- [Dataset entries]
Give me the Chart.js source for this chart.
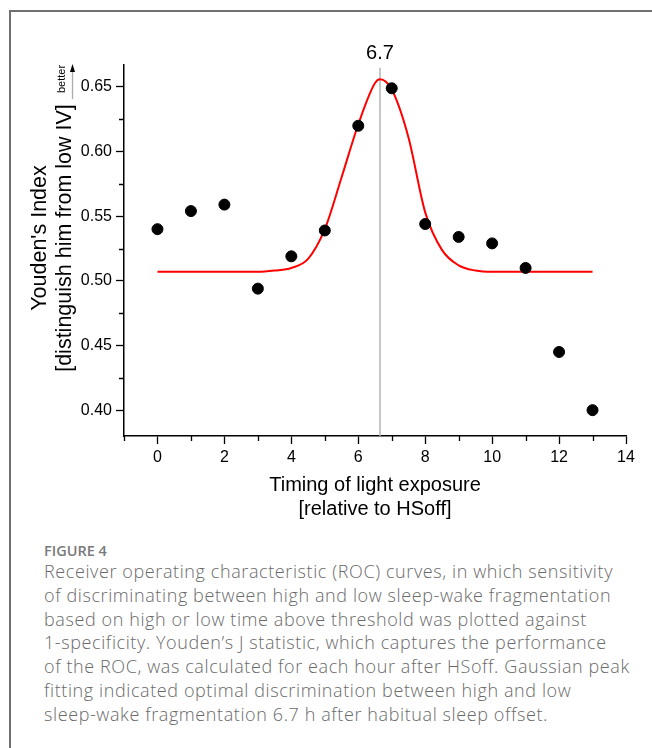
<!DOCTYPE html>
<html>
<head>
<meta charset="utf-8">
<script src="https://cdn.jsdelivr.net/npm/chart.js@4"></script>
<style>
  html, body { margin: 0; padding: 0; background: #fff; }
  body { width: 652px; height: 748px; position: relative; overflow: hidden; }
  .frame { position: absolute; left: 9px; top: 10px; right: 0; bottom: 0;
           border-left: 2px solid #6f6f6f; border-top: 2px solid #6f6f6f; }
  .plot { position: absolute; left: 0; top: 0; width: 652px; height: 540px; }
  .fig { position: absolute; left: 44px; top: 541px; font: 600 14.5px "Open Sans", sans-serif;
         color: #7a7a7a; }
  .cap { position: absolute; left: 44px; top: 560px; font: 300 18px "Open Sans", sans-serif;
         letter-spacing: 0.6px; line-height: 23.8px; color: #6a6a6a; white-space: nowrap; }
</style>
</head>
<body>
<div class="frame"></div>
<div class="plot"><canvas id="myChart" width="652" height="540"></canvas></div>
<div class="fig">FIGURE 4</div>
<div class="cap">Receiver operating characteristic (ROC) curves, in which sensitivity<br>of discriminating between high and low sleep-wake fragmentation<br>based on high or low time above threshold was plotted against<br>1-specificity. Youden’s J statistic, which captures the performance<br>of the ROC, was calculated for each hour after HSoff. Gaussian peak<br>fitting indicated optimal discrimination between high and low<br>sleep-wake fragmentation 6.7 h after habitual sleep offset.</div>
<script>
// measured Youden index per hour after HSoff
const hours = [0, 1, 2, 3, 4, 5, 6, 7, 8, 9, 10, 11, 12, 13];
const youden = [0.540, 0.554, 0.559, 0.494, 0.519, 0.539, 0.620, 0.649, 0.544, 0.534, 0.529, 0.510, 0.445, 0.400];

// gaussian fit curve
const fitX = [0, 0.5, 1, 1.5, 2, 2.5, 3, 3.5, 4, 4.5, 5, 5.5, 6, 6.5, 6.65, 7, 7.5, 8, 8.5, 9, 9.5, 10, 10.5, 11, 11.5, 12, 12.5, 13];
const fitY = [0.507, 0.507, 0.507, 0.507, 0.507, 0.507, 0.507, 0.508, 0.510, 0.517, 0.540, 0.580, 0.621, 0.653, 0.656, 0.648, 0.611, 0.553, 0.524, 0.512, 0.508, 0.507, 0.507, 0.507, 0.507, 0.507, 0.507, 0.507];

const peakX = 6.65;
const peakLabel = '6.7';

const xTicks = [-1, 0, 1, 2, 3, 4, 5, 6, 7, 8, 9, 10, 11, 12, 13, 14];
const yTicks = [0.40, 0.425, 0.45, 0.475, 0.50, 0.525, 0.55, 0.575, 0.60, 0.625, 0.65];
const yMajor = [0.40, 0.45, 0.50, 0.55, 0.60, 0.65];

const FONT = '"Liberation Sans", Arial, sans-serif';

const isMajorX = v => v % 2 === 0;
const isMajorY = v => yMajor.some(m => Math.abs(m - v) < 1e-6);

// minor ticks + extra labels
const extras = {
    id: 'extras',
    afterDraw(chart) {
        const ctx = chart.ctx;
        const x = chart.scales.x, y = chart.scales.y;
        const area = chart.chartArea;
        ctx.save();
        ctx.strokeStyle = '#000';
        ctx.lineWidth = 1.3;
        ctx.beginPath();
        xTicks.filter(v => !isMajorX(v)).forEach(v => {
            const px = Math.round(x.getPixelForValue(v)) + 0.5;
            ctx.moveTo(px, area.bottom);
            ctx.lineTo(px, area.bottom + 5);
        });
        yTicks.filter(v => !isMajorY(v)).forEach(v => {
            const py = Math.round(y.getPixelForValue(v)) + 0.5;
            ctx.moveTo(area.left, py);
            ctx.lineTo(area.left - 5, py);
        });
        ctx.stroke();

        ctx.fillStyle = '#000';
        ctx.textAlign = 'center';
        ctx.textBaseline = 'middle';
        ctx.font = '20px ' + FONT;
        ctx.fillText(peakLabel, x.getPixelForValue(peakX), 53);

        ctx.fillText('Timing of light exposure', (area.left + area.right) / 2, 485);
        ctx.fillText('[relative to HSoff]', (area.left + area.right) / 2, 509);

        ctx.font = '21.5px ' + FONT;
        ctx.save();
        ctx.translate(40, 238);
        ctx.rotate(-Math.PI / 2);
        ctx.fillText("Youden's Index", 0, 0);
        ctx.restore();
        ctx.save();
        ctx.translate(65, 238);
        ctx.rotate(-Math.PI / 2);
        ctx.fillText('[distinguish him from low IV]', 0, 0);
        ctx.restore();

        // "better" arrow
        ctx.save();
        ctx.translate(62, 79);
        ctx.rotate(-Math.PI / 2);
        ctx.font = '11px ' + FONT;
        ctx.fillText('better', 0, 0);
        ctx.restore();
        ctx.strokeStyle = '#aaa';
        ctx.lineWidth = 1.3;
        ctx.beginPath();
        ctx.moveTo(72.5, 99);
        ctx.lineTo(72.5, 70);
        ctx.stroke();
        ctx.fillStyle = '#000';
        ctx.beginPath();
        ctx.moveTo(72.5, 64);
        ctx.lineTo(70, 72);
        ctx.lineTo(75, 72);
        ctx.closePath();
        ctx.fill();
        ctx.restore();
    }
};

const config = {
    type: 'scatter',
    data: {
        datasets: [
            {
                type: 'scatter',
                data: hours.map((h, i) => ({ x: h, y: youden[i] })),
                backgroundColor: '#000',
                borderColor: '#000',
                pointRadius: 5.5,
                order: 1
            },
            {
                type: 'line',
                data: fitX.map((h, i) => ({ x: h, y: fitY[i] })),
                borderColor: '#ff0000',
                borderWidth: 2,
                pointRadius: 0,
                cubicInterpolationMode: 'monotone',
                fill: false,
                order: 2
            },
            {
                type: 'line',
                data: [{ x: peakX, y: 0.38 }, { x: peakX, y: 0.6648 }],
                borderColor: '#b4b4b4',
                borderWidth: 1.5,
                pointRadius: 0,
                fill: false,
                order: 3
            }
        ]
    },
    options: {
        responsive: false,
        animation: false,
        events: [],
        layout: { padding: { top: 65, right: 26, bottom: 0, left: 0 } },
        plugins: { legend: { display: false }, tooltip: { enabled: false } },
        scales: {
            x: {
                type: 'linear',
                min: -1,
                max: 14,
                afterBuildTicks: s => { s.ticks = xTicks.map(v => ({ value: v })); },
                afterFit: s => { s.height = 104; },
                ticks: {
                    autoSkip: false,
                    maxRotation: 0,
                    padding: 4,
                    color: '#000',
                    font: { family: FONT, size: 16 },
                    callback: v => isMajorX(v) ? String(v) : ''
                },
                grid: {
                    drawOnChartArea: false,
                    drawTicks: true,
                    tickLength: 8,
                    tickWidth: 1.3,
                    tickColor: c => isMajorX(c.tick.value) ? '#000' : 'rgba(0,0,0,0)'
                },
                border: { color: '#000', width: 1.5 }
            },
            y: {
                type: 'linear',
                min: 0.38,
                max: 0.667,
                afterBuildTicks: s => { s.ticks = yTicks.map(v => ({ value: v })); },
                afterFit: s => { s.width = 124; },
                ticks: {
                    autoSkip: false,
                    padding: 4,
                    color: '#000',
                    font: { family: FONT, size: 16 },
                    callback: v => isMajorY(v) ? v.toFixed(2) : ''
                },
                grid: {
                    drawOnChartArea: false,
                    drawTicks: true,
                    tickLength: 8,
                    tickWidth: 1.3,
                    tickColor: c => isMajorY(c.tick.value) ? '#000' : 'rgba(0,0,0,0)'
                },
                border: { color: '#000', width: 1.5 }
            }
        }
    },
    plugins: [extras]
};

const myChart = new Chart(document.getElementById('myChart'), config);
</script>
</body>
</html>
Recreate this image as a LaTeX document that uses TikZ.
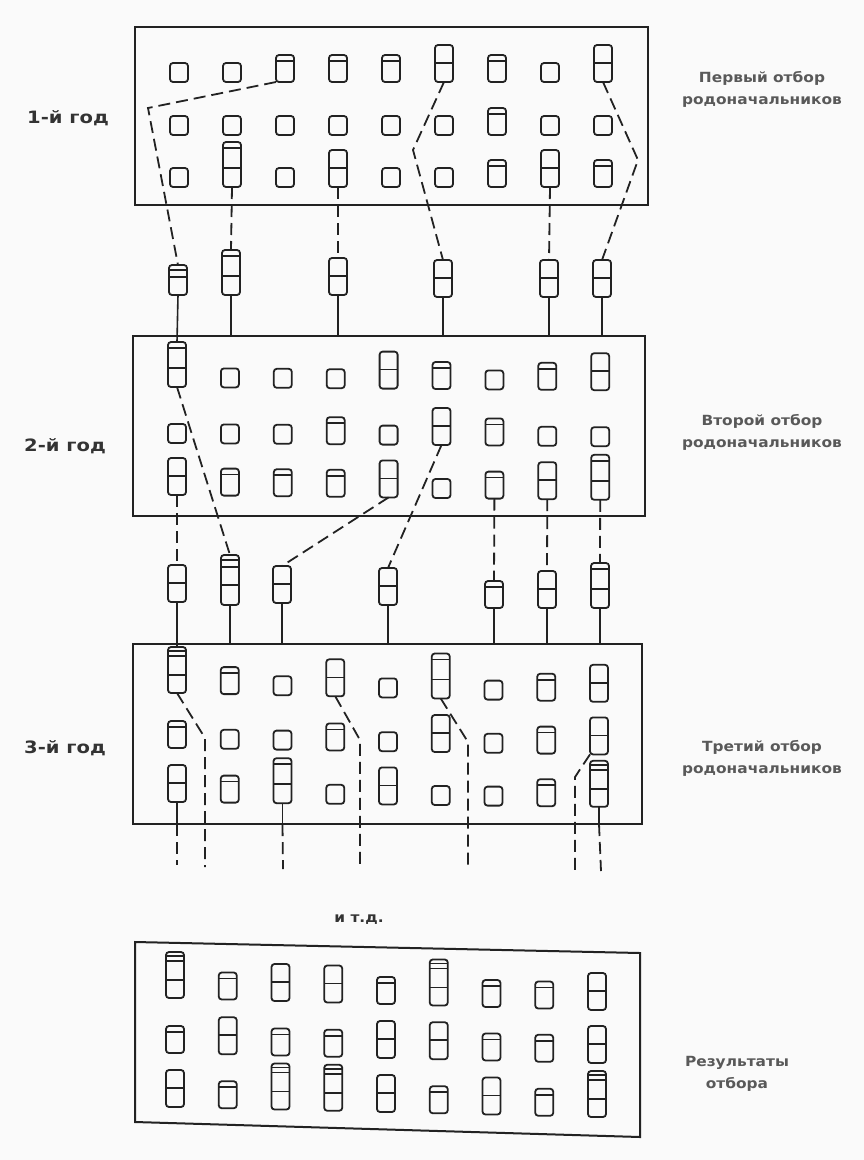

- [Work to be completed]
Images in the records should not be copied. Repeat all the rest exactly.

- [Exercise result]
Give me the Chart.js source for this chart.
<!DOCTYPE html>
<html>
<head>
<meta charset="utf-8">
<script src="https://cdn.jsdelivr.net/npm/chart.js@4"></script>
<style>
  html, body { margin: 0; padding: 0; background: #fff; }
  body { width: 652px; height: 748px; position: relative; overflow: hidden; }
  .frame { position: absolute; left: 9px; top: 10px; right: 0; bottom: 0;
           border-left: 2px solid #6f6f6f; border-top: 2px solid #6f6f6f; }
  .plot { position: absolute; left: 0; top: 0; width: 652px; height: 540px; }
  .fig { position: absolute; left: 44px; top: 541px; font: 600 14.5px "Open Sans", sans-serif;
         color: #7a7a7a; }
  .cap { position: absolute; left: 44px; top: 560px; font: 300 18px "Open Sans", sans-serif;
         letter-spacing: 0.6px; line-height: 23.8px; color: #6a6a6a; white-space: nowrap; }
</style>
</head>
<body>
<div class="frame"></div>
<div class="plot"><canvas id="myChart" width="652" height="540"></canvas></div>
<div class="fig">FIGURE 4</div>
<div class="cap">Receiver operating characteristic (ROC) curves, in which sensitivity<br>of discriminating between high and low sleep-wake fragmentation<br>based on high or low time above threshold was plotted against<br>1-specificity. Youden’s J statistic, which captures the performance<br>of the ROC, was calculated for each hour after HSoff. Gaussian peak<br>fitting indicated optimal discrimination between high and low<br>sleep-wake fragmentation 6.7 h after habitual sleep offset.</div>
<script>
// measured Youden index per hour after HSoff
const hours = [0, 1, 2, 3, 4, 5, 6, 7, 8, 9, 10, 11, 12, 13];
const youden = [0.540, 0.554, 0.559, 0.494, 0.519, 0.539, 0.620, 0.649, 0.544, 0.534, 0.529, 0.510, 0.445, 0.400];

// gaussian fit curve
const fitX = [0, 0.5, 1, 1.5, 2, 2.5, 3, 3.5, 4, 4.5, 5, 5.5, 6, 6.5, 6.65, 7, 7.5, 8, 8.5, 9, 9.5, 10, 10.5, 11, 11.5, 12, 12.5, 13];
const fitY = [0.507, 0.507, 0.507, 0.507, 0.507, 0.507, 0.507, 0.508, 0.510, 0.517, 0.540, 0.580, 0.621, 0.653, 0.656, 0.648, 0.611, 0.553, 0.524, 0.512, 0.508, 0.507, 0.507, 0.507, 0.507, 0.507, 0.507, 0.507];

const peakX = 6.65;
const peakLabel = '6.7';

const xTicks = [-1, 0, 1, 2, 3, 4, 5, 6, 7, 8, 9, 10, 11, 12, 13, 14];
const yTicks = [0.40, 0.425, 0.45, 0.475, 0.50, 0.525, 0.55, 0.575, 0.60, 0.625, 0.65];
const yMajor = [0.40, 0.45, 0.50, 0.55, 0.60, 0.65];

const FONT = '"Liberation Sans", Arial, sans-serif';

const isMajorX = v => v % 2 === 0;
const isMajorY = v => yMajor.some(m => Math.abs(m - v) < 1e-6);

// minor ticks + extra labels
const extras = {
    id: 'extras',
    afterDraw(chart) {
        const ctx = chart.ctx;
        const x = chart.scales.x, y = chart.scales.y;
        const area = chart.chartArea;
        ctx.save();
        ctx.strokeStyle = '#000';
        ctx.lineWidth = 1.3;
        ctx.beginPath();
        xTicks.filter(v => !isMajorX(v)).forEach(v => {
            const px = Math.round(x.getPixelForValue(v)) + 0.5;
            ctx.moveTo(px, area.bottom);
            ctx.lineTo(px, area.bottom + 5);
        });
        yTicks.filter(v => !isMajorY(v)).forEach(v => {
            const py = Math.round(y.getPixelForValue(v)) + 0.5;
            ctx.moveTo(area.left, py);
            ctx.lineTo(area.left - 5, py);
        });
        ctx.stroke();

        ctx.fillStyle = '#000';
        ctx.textAlign = 'center';
        ctx.textBaseline = 'middle';
        ctx.font = '20px ' + FONT;
        ctx.fillText(peakLabel, x.getPixelForValue(peakX), 53);

        ctx.fillText('Timing of light exposure', (area.left + area.right) / 2, 485);
        ctx.fillText('[relative to HSoff]', (area.left + area.right) / 2, 509);

        ctx.font = '21.5px ' + FONT;
        ctx.save();
        ctx.translate(40, 238);
        ctx.rotate(-Math.PI / 2);
        ctx.fillText("Youden's Index", 0, 0);
        ctx.restore();
        ctx.save();
        ctx.translate(65, 238);
        ctx.rotate(-Math.PI / 2);
        ctx.fillText('[distinguish him from low IV]', 0, 0);
        ctx.restore();

        // "better" arrow
        ctx.save();
        ctx.translate(62, 79);
        ctx.rotate(-Math.PI / 2);
        ctx.font = '11px ' + FONT;
        ctx.fillText('better', 0, 0);
        ctx.restore();
        ctx.strokeStyle = '#aaa';
        ctx.lineWidth = 1.3;
        ctx.beginPath();
        ctx.moveTo(72.5, 99);
        ctx.lineTo(72.5, 70);
        ctx.stroke();
        ctx.fillStyle = '#000';
        ctx.beginPath();
        ctx.moveTo(72.5, 64);
        ctx.lineTo(70, 72);
        ctx.lineTo(75, 72);
        ctx.closePath();
        ctx.fill();
        ctx.restore();
    }
};

const config = {
    type: 'scatter',
    data: {
        datasets: [
            {
                type: 'scatter',
                data: hours.map((h, i) => ({ x: h, y: youden[i] })),
                backgroundColor: '#000',
                borderColor: '#000',
                pointRadius: 5.5,
                order: 1
            },
            {
                type: 'line',
                data: fitX.map((h, i) => ({ x: h, y: fitY[i] })),
                borderColor: '#ff0000',
                borderWidth: 2,
                pointRadius: 0,
                cubicInterpolationMode: 'monotone',
                fill: false,
                order: 2
            },
            {
                type: 'line',
                data: [{ x: peakX, y: 0.38 }, { x: peakX, y: 0.6648 }],
                borderColor: '#b4b4b4',
                borderWidth: 1.5,
                pointRadius: 0,
                fill: false,
                order: 3
            }
        ]
    },
    options: {
        responsive: false,
        animation: false,
        events: [],
        layout: { padding: { top: 65, right: 26, bottom: 0, left: 0 } },
        plugins: { legend: { display: false }, tooltip: { enabled: false } },
        scales: {
            x: {
                type: 'linear',
                min: -1,
                max: 14,
                afterBuildTicks: s => { s.ticks = xTicks.map(v => ({ value: v })); },
                afterFit: s => { s.height = 104; },
                ticks: {
                    autoSkip: false,
                    maxRotation: 0,
                    padding: 4,
                    color: '#000',
                    font: { family: FONT, size: 16 },
                    callback: v => isMajorX(v) ? String(v) : ''
                },
                grid: {
                    drawOnChartArea: false,
                    drawTicks: true,
                    tickLength: 8,
                    tickWidth: 1.3,
                    tickColor: c => isMajorX(c.tick.value) ? '#000' : 'rgba(0,0,0,0)'
                },
                border: { color: '#000', width: 1.5 }
            },
            y: {
                type: 'linear',
                min: 0.38,
                max: 0.667,
                afterBuildTicks: s => { s.ticks = yTicks.map(v => ({ value: v })); },
                afterFit: s => { s.width = 124; },
                ticks: {
                    autoSkip: false,
                    padding: 4,
                    color: '#000',
                    font: { family: FONT, size: 16 },
                    callback: v => isMajorY(v) ? v.toFixed(2) : ''
                },
                grid: {
                    drawOnChartArea: false,
                    drawTicks: true,
                    tickLength: 8,
                    tickWidth: 1.3,
                    tickColor: c => isMajorY(c.tick.value) ? '#000' : 'rgba(0,0,0,0)'
                },
                border: { color: '#000', width: 1.5 }
            }
        }
    },
    plugins: [extras]
};

const myChart = new Chart(document.getElementById('myChart'), config);
</script>
</body>
</html>
Recreate this image as a LaTeX document that uses TikZ.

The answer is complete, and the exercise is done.